Goal of the exercise — Retype each line exactly. Skip images.

- - - - - - -

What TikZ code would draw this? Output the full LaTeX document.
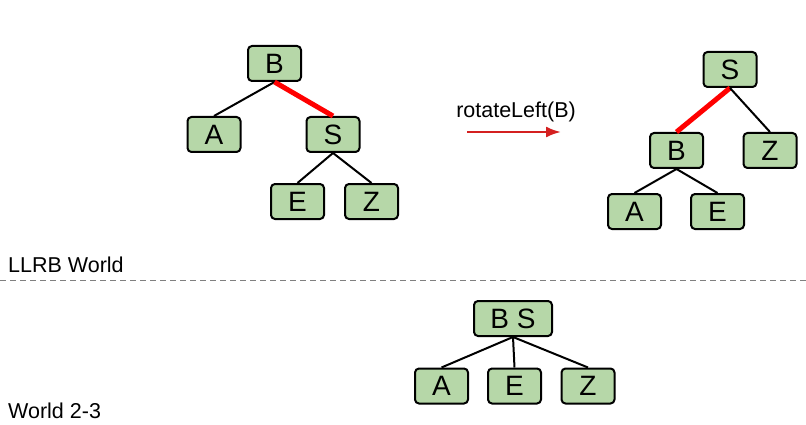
\documentclass[tikz,border=0pt]{standalone}
\usepackage{fontspec}
\setmainfont{Liberation Sans}
\usetikzlibrary{arrows.meta}
\definecolor{leafgreen}{HTML}{B6D7A8}
\definecolor{arrowred}{HTML}{D42020}
\begin{document}
\begin{tikzpicture}[x=1pt, y=-1pt, >={Latex[length=15pt,width=11pt]},
  key/.style={draw, line width=2pt, rounded corners=4pt, fill=leafgreen,
    minimum width=53pt, minimum height=35pt, inner sep=0pt,
    font=\fontsize{28}{28}\selectfont},
  link/.style={line width=2pt},
  redlink/.style={line width=5pt, red},
  world/.style={anchor=west, inner sep=0pt, font=\fontsize{21.5}{21.5}\selectfont}]
  \useasboundingbox (0,0) rectangle (806,425);
  % LLRB, before the rotation
  \node[key] (lB) at (274.5,63.5) {B};
  \node[key] (lA) at (214,134.5) {A};
  \node[key] (lS) at (333,134.5) {S};
  \node[key] (lE) at (297.5,201.5) {E};
  \node[key] (lZ) at (371.5,201.5) {Z};
  \draw[link] (lB.south) -- (lA.north);
  \draw[redlink] (lB.south) -- (lS.north);
  \draw[link] (lS.south) -- (lE.north);
  \draw[link] (lS.south) -- (lZ.north);
  % the rotation
  \coordinate (from) at (467,132);
  \coordinate (to) at (561,132);
  \draw[->, arrowred, line width=2.3pt] (from) -- (to);
  \node[inner sep=0pt, font=\fontsize{21.5}{21.5}\selectfont] (rot) at (516,112) {rotateLeft(B)};
  % LLRB, after the rotation
  \node[key] (rS) at (730,69.5) {S};
  \node[key] (rB) at (676.5,150.5) {B};
  \node[key] (rZ) at (770,150.5) {Z};
  \node[key] (rA) at (634.5,211.5) {A};
  \node[key] (rE) at (717.5,211.5) {E};
  \draw[redlink] (rS.south) -- (rB.north);
  \draw[link] (rS.south) -- (rZ.north);
  \draw[link] (rB.south) -- (rA.north);
  \draw[link] (rB.south) -- (rE.north);
  % the two worlds
  \node[world] (llrb) at (8,265) {LLRB World};
  \coordinate (cutL) at (0,280);
  \coordinate (cutR) at (806,280);
  \draw[gray, line width=0.8pt, dash pattern=on 6pt off 4pt] (cutL) -- (cutR);
  \node[world] (twothree) at (8,411) {World 2-3};
  % 2-3 tree
  \node[key, minimum width=78pt] (tBS) at (513,318.5) {B S};
  \node[key] (tA) at (441.5,386) {A};
  \node[key] (tE) at (514.5,386) {E};
  \node[key] (tZ) at (588,386) {Z};
  \draw[link] (tBS.south) -- (tA.north);
  \draw[link] (tBS.south) -- (tE.north);
  \draw[link] (tBS.south) -- (tZ.north);
\end{tikzpicture}
\end{document}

- - - - - - -

Output for this exercise —
What TikZ code would draw this? Output the full LaTeX document.
\documentclass[tikz,border=0pt]{standalone}
\usepackage{fontspec}
\setmainfont{Liberation Sans}
\usetikzlibrary{arrows.meta}
\definecolor{leafgreen}{HTML}{B6D7A8}
\definecolor{arrowred}{HTML}{D42020}
\begin{document}
\begin{tikzpicture}[x=1pt, y=-1pt, >={Latex[length=15pt,width=11pt]},
  key/.style={draw, line width=2pt, rounded corners=4pt, fill=leafgreen,
    minimum width=53pt, minimum height=35pt, inner sep=0pt,
    font=\fontsize{28}{28}\selectfont},
  link/.style={line width=2pt},
  redlink/.style={line width=5pt, red},
  world/.style={anchor=west, inner sep=0pt, font=\fontsize{21.5}{21.5}\selectfont}]
  \useasboundingbox (0,0) rectangle (806,425);
  % LLRB, before the rotation
  \node[key] (lB) at (274.5,63.5) {B};
  \node[key] (lA) at (214,134.5) {A};
  \node[key] (lS) at (333,134.5) {S};
  \node[key] (lE) at (297.5,201.5) {E};
  \node[key] (lZ) at (371.5,201.5) {Z};
  \draw[link] (lB.south) -- (lA.north);
  \draw[redlink] (lB.south) -- (lS.north);
  \draw[link] (lS.south) -- (lE.north);
  \draw[link] (lS.south) -- (lZ.north);
  % the rotation
  \coordinate (from) at (467,132);
  \coordinate (to) at (561,132);
  \draw[->, arrowred, line width=2.3pt] (from) -- (to);
  \node[inner sep=0pt, font=\fontsize{21.5}{21.5}\selectfont] (rot) at (516,112) {rotateLeft(B)};
  % LLRB, after the rotation
  \node[key] (rS) at (730,69.5) {S};
  \node[key] (rB) at (676.5,150.5) {B};
  \node[key] (rZ) at (770,150.5) {Z};
  \node[key] (rA) at (634.5,211.5) {A};
  \node[key] (rE) at (717.5,211.5) {E};
  \draw[redlink] (rS.south) -- (rB.north);
  \draw[link] (rS.south) -- (rZ.north);
  \draw[link] (rB.south) -- (rA.north);
  \draw[link] (rB.south) -- (rE.north);
  % the two worlds
  \node[world] (llrb) at (8,265) {LLRB World};
  \coordinate (cutL) at (0,280);
  \coordinate (cutR) at (806,280);
  \draw[gray, line width=0.8pt, dash pattern=on 6pt off 4pt] (cutL) -- (cutR);
  \node[world] (twothree) at (8,411) {World 2-3};
  % 2-3 tree
  \node[key, minimum width=78pt] (tBS) at (513,318.5) {B S};
  \node[key] (tA) at (441.5,386) {A};
  \node[key] (tE) at (514.5,386) {E};
  \node[key] (tZ) at (588,386) {Z};
  \draw[link] (tBS.south) -- (tA.north);
  \draw[link] (tBS.south) -- (tE.north);
  \draw[link] (tBS.south) -- (tZ.north);
\end{tikzpicture}
\end{document}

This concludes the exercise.